Shortages of Certain Chips

After years of development, Chinese chipmakers have succeeded in fields like manufacturing smartphone chipsets. But for industries such as automobiles, servers and memory devices, they still lag behind. According to World Semiconductor Trade Statistics, the market value of global computing chip was $154.8 billion, accounting for 28 percent of the semiconductor market. However, among nearly 20 million servers in China, the market share of domestic chips was less than 2 percent.

“Domestic server chips are not good enough, making them less competitive in the global market,” said Wei Shaojun, professor at Institute of Microelectronics, Tsinghua University, at China Computer Federation Chip Conference 2022. For example, domestic chips were not equipped with the critical surface-mount technology.

“We put a lot of efforts into building artificial intelligence ​​platforms, which aren’t performing very well. To put it in other words, they haven’t been able to meet our requirements. We still need to wait,” he added.

Domestic information technology companies, such as Inspur Group, Alibaba Cloud, and Tencent Cloud, rely on chips from American giants like Nvidia, AMD and Intel. “Many domestic chips are just not working in clients’ devices because of poor adaptation,” an executive of a domestic graphics processing unit (GPU) company told TMTPost.

Chip investment and financing in the primary market were becoming more rational. Investors would value those chipmakers with better technical barriers to trade and more room for growth, another executive from a domestic chip company said.

“Automotive electronics, semiconductor manufacturing, electronic design automation and compound semiconductors are worthy of more attention,” said Xiao Chunan, executive director of investment banking at China Renaissance Securities.

Success doesn’t happen overnight

China"s largest  chipmaker, Semiconductor Manufacturing International (SMIC), was founded in 2000. The past 22 years have witnessed ups and downs in the semiconductor industry.

Chinese chipmakers adopted a market differentiation strategy  in the beginning, crafting unique products and services in consumer electronics to avoid head-on competition against foreign semiconductor giants.

However, in 2018, the United States banned American companies from selling parts and software to ZTE Corporation, a Chinese tech firm.
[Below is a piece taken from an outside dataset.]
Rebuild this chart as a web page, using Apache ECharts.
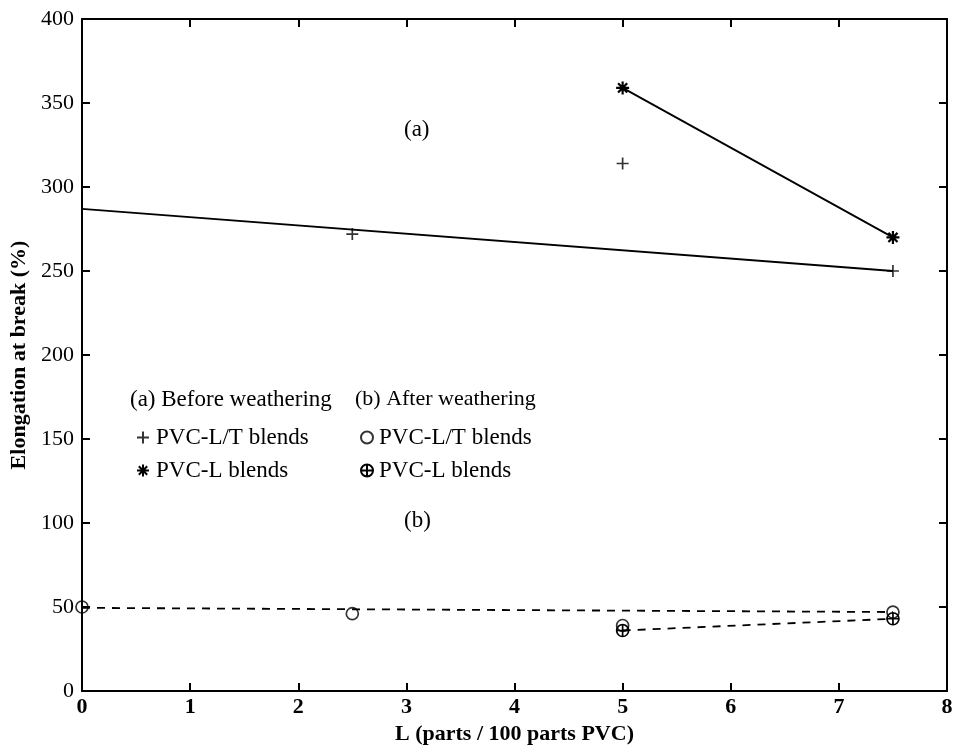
<!DOCTYPE html>
<html><head><meta charset="utf-8">
<script src="https://cdn.jsdelivr.net/npm/echarts@6/dist/echarts.min.js"></script>
<style>html,body{margin:0;padding:0;background:#fff}#c{width:953px;height:745px}</style>
</head><body><div id="c"></div>
<script>
// Data
const xTicks = [0,1,2,3,4,5,6,7,8];
const yTicks = [0,50,100,150,200,250,300,350,400];
const beforeLT = [[2.5,272],[5,314],[7.5,250]];       // + PVC-L/T blends (before)
const beforeLTFit = [[0,287],[7.5,250]];               // solid fit line
const beforeL = [[5,359],[7.5,270]];                   // * PVC-L blends (before)
const afterLT = [[0,50],[2.5,46],[5,39],[7.5,47]];     // o PVC-L/T blends (after)
const afterLTFit = [[0,49.5],[7.5,47]];                // dashed fit line
const afterL = [[5,36],[7.5,43]];                      // (+) PVC-L blends (after)

const FONT = 'Liberation Serif';
const PLUS = 'path://M5,0L5,10M0,5L10,5';
const STAR = 'path://M5,0L5,10M0,5L10,5M1.5,1.5L8.5,8.5M1.5,8.5L8.5,1.5';
const OPLUS = 'path://M0,5A5,5,0,1,1,10,5A5,5,0,1,1,0,5ZM5,0L5,10M0,5L10,5';
const CIRC = 'path://M0,5A5,5,0,1,1,10,5A5,5,0,1,1,0,5Z';

const mk = {color:'rgba(0,0,0,0)', borderColor:'#000', borderWidth:1.7};
const chart = echarts.init(document.getElementById('c'), null, {renderer:'canvas'});
const strip = n => n.replace(/ \(.\)$/,'');
const axisCommon = {
  min:0, axisLine:{show:true, onZero:false, lineStyle:{color:'#000', width:2}},
  axisTick:{show:true, inside:true, length:8, lineStyle:{color:'#000', width:2}},
  splitLine:{show:false}
};
chart.setOption({
  animation:false,
  grid:{left:82, right:6, top:19, bottom:54, containLabel:false, outerBoundsMode:'none'},
  xAxis:[
    Object.assign({type:'value', max:8, interval:1, position:'bottom',
      axisLabel:{color:'#000', fontFamily:FONT, fontSize:22, fontWeight:'bold', margin:5,
        formatter:v=>xTicks.includes(v)?String(v):''},
      name:'L (parts / 100 parts PVC)', nameLocation:'middle', nameGap:30,
      nameTextStyle:{color:'#000', fontFamily:FONT, fontSize:22, fontWeight:'bold'}}, axisCommon),
    Object.assign({type:'value', max:8, interval:1, position:'top', axisLabel:{show:false}}, axisCommon)
  ],
  yAxis:[
    Object.assign({type:'value', max:400, interval:50, position:'left',
      axisLabel:{color:'#000', fontFamily:FONT, fontSize:22, margin:8,
        formatter:v=>yTicks.includes(v)?String(v):''},
      name:'Elongation at break (%)', nameLocation:'middle', nameGap:50,
      nameTextStyle:{color:'#000', fontFamily:FONT, fontSize:22, fontWeight:'bold'}}, axisCommon),
    Object.assign({type:'value', max:400, interval:50, position:'right', axisLabel:{show:false}}, axisCommon)
  ],
  legend:[
    {orient:'vertical', left:131, top:421, itemWidth:12, itemHeight:12, itemGap:10,
     formatter:strip, selectedMode:false,
     textStyle:{color:'#000', fontFamily:FONT, fontSize:23, lineHeight:23, padding:[0,0,0,2]},
     data:[{name:'PVC-L/T blends (a)', icon:PLUS},{name:'PVC-L blends (a)', icon:STAR}]},
    {orient:'vertical', left:355, top:421, itemWidth:12, itemHeight:12, itemGap:10,
     formatter:strip, selectedMode:false,
     textStyle:{color:'#000', fontFamily:FONT, fontSize:23, lineHeight:23, padding:[0,0,0,1]},
     data:[{name:'PVC-L/T blends (b)', icon:CIRC},{name:'PVC-L blends (b)', icon:OPLUS}]}
  ],
  graphic:[
    {type:'text', left:130, top:388, style:{text:'(a) Before weathering', fill:'#000', font:'23px "Liberation Serif"'}},
    {type:'text', left:355, top:388, style:{text:'(b) After weathering', fill:'#000', font:'22px "Liberation Serif"'}},
    {type:'text', left:404, top:118, style:{text:'(a)', fill:'#000', font:'23px "Liberation Serif"'}},
    {type:'text', left:404, top:509, style:{text:'(b)', fill:'#000', font:'23px "Liberation Serif"'}}
  ],
  series:[
    {name:'fitA', type:'line', data:beforeLTFit, showSymbol:false, symbol:'none',
     lineStyle:{color:'#000', width:1.8}, z:2, silent:true},
    {name:'PVC-L/T blends (a)', type:'scatter', data:beforeLT, symbol:PLUS, symbolSize:12, itemStyle:mk, z:3},
    {name:'PVC-L blends (a)', type:'line', data:beforeL, symbol:STAR, symbolSize:13, showAllSymbol:true,
     itemStyle:Object.assign({}, mk, {borderWidth:2.2}), lineStyle:{color:'#000', width:1.8}, z:3},
    {name:'fitB', type:'line', data:afterLTFit, showSymbol:false, symbol:'none',
     lineStyle:{color:'#000', width:1.8, type:[8,7]}, z:2, silent:true},
    {name:'PVC-L/T blends (b)', type:'scatter', data:afterLT, symbol:CIRC, symbolSize:12, itemStyle:mk, z:3},
    {name:'PVC-L blends (b)', type:'line', data:afterL, symbol:OPLUS, symbolSize:12, showAllSymbol:true,
     itemStyle:mk, lineStyle:{color:'#000', width:1.8, type:[8,7]}, z:3}
  ]
});
</script></body></html>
Although the ban was lifted several months later, Chinese companies started to work on high-end chips to get rid of dependence on foreign enterprises. Since then, many replacing options have emerged, including Loongson processors, Kunpeng chipsets from Huawei and WPS Office by Kingsoft Corporation.

Investors have been enthusiastic about such trends. According to the Securities Times, a national financial newspaper in China, 81 companies listed in mainland China have set up industry funds as of March this year, of which more than 60 percent aimed at mergers and acquisitions in the semiconductor and new energy fields. As of 2019, investment funds for the chip industry valued 500 billion yuan ($74 billion), the China Semiconductor Industry Association estimated.

With such passion from investors, Chinese chipmakers should not be blinded by the spotlight. “On the journey to independent innovation, no academic fraudulence should be allowed in the chip industry,” an editorial of Global Times, a state-owned newspaper, wrote.

2006 has seen an elaborate chip fraud. Chen Jin, the dean of School of Microelectronics at Shanghai Jiaotong University, was fired for faking the development of the Hanxin, a series of digital signal processors (DSPs). Launched in 2003, the Hanxin 1 chip was considered a breakthrough for China’s chip industry, which claimed to be the first DSP chip that China had fully independent intellectual property rights to.

Eight years later, the State Council issued  the Outline for Advancing the National Integrated Circuit Industry  to support economic and social development and safeguard national security. In the same year, the Big Fund, a state-owned investment fund, was founded to bolster the integrated circuit industry, including chip design, production, packaging and testing.

“Different segments of the semiconductor are still in their initial stages. They haven’t scaled up,” said He Hui, a lead analyst at research institute Omdia.